Reading poetry can be dangerous, delightful, and inspiring.
One never knows what will jump out of a poem to shred your heart or chill you to your very bone marrow as happens when reading
Pastor Niemoller's First They Came for the Jews, or Bret Harte's What the Bullet Sang. Poetry can be as disarming, delightful,
and romantic as Edward Lear's The Owl and The Pussey Cat; or as funny, crazy and wild as Lawrence Ferlingetti's ode to Chagall in
Don't Let That Horse! Poetry can be pure inspiration too, as William Blake's The Tyger. Reading it we marvel at his vision,
imagery, word choice, compacted thought, and craftsmanship invested in just six four-line verses. Finally, consider the
perfection of Robert Burn's My Love is Like a Red Red Rose, Percy Blysshe Shelley's Loves Philosophy, and William Butler Yeats'
The Lake Isle of Innisfree. Yes, reading poetry is dangerous, delightful, and inspiring!
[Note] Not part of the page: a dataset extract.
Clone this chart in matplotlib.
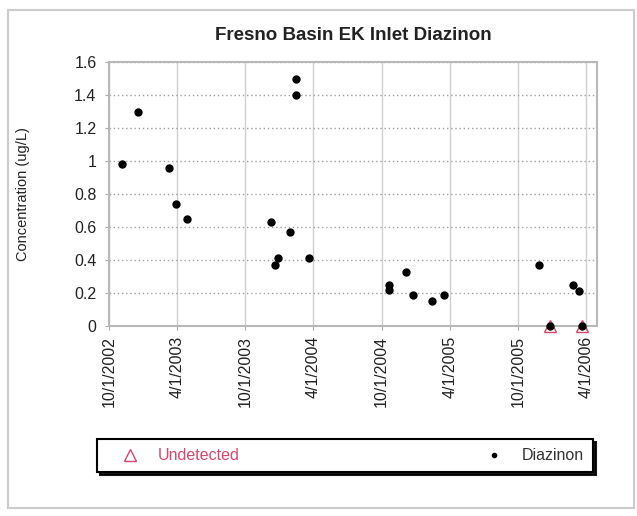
import pandas as pd
import matplotlib
matplotlib.use("Agg")
import matplotlib.pyplot as plt
import matplotlib.dates as mdates
import matplotlib.transforms as mtransforms
from matplotlib.lines import Line2D
from matplotlib.patches import Rectangle

plt.rcParams['font.family'] = ['Liberation Sans', 'DejaVu Sans']

# sample dates and diazinon concentration (ug/L)
sample_dates = ['2002-11-04', '2002-12-17', '2003-03-11', '2003-03-30', '2003-04-29',
                '2003-12-09', '2003-12-21', '2003-12-29', '2004-01-28', '2004-02-14',
                '2004-02-14', '2004-03-21', '2004-10-21', '2004-10-21', '2004-12-04',
                '2004-12-25', '2005-02-13', '2005-03-16', '2005-11-27', '2005-12-27',
                '2006-02-26', '2006-03-13', '2006-03-22']
diazinon = [0.98, 1.30, 0.96, 0.74, 0.65,
            0.63, 0.37, 0.41, 0.57, 1.50,
            1.40, 0.41, 0.25, 0.22, 0.33,
            0.19, 0.15, 0.19, 0.37, 0.0,
            0.25, 0.21, 0.0]

undetected_dates = ['2005-12-27', '2006-03-22']
undetected = [0.0, 0.0]

tick_labels = ['10/1/2002', '4/1/2003', '10/1/2003', '4/1/2004',
               '10/1/2004', '4/1/2005', '10/1/2005', '4/1/2006']
y_ticks = [0, 0.2, 0.4, 0.6, 0.8, 1, 1.2, 1.4, 1.6]

red = '#d9476a'

fig = plt.figure(figsize=(6.37, 5.16), dpi=100)
ax = fig.add_axes([109 / 637, 190 / 516, 488 / 637, 264 / 516])

x = pd.to_datetime(sample_dates)
xu = pd.to_datetime(undetected_dates)

ax.plot(xu, undetected, linestyle='none', marker='^', markersize=8,
        markerfacecolor='none', markeredgecolor=red, markeredgewidth=1,
        clip_on=False, zorder=3)
ax.plot(x, diazinon, linestyle='none', marker='o', markersize=5,
        color='black', clip_on=False, zorder=4)

ax.set_xlim(pd.Timestamp('2002-10-01'), pd.Timestamp('2006-05-01'))
ax.set_ylim(0, 1.6)

xt = pd.to_datetime(tick_labels, format='%m/%d/%Y')
ax.set_xticks(mdates.date2num(xt))
ax.set_xticklabels(tick_labels, rotation=90, fontsize=11.5, color='#222222')
ax.set_yticks(y_ticks)
ax.set_yticklabels(['%g' % v for v in y_ticks], fontsize=11.5, color='#222222')

# shift rotated date labels a little to the left like the original
offset = mtransforms.ScaledTranslation(-6 / 72, 0, fig.dpi_scale_trans)
for lab in ax.get_xticklabels():
    lab.set_transform(lab.get_transform() + offset)

ax.tick_params(axis='both', length=3, color='#aaaaaa')
ax.tick_params(axis='x', pad=4)
ax.tick_params(axis='y', pad=6)

ax.xaxis.grid(True, color='#d0d0d0', linewidth=1, linestyle='-')
ax.yaxis.grid(True, color='#a0a0a0', linewidth=1, linestyle=(0, (1, 2)))
ax.set_axisbelow(True)
for s in ax.spines.values():
    s.set_color('#b8b8b8')
    s.set_linewidth(1.5)

ax.set_ylabel('Concentration (ug/L)', fontsize=10.5, color='#222222')
ax.yaxis.set_label_coords(-79 / 488, 0.5)

fig.text(353 / 637, 1 - 35 / 516, 'Fresno Basin EK Inlet Diazinon',
         ha='center', va='center', fontsize=13.5, fontweight='bold', color='#222222')

handles = [Line2D([], [], linestyle='none', marker='^', markersize=8,
                  markerfacecolor='none', markeredgecolor=red),
           Line2D([], [], linestyle='none', marker='o', markersize=3, color='black')]
leg = fig.legend(handles, ['Undetected', 'Diazinon'], ncol=2, mode='expand',
                 loc='lower left',
                 bbox_to_anchor=(97 / 637, 44 / 516, 496 / 637, 34 / 516),
                 borderaxespad=0, fontsize=11.5, fancybox=False,
                 shadow={'color': 'black', 'alpha': 0.9},
                 edgecolor='black', framealpha=1,
                 borderpad=0.55, handlelength=3, handletextpad=0.25)
leg.get_frame().set_linewidth(1.5)
leg.get_texts()[0].set_color(red)
leg.get_texts()[1].set_color('#333333')

fig.add_artist(Rectangle((8 / 637, 8 / 516), 626 / 637, 498 / 516,
                         transform=fig.transFigure, fill=False,
                         edgecolor='#cccccc', linewidth=1.5))

fig.savefig('out.png', dpi=100)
What is poetry? Poetry is the expression of humans who are born "poets" just as they are born "female" or "male". It is foreordained. They have no choice. Poetry is their writing on the tablet of life, their record emerging from the most profound or frothiest experiences of life. It is what they were put here to do. Poetry can have form, rhythm and rhyme, but that is not necessary. Poetry can be as straight forward and celebratory as Walt Whitman's Leaves of Grass, as carefully crafted as William Shakespeare's Sonnet XXVIII, as painful as the anonymous poet's Nobody Knows the Trouble I've Had, as hilarious as a limerick or as exciting as rap. It can be joy or perfect beauty welling out of life into written or spoken word. It can be defiance, bitterness or even the shards of a broken heart. Poetry is what it is. Poetry emerges from where it will, takes the shape that suits its inspiration, but always reveals the unique genius of its writer, the born poet.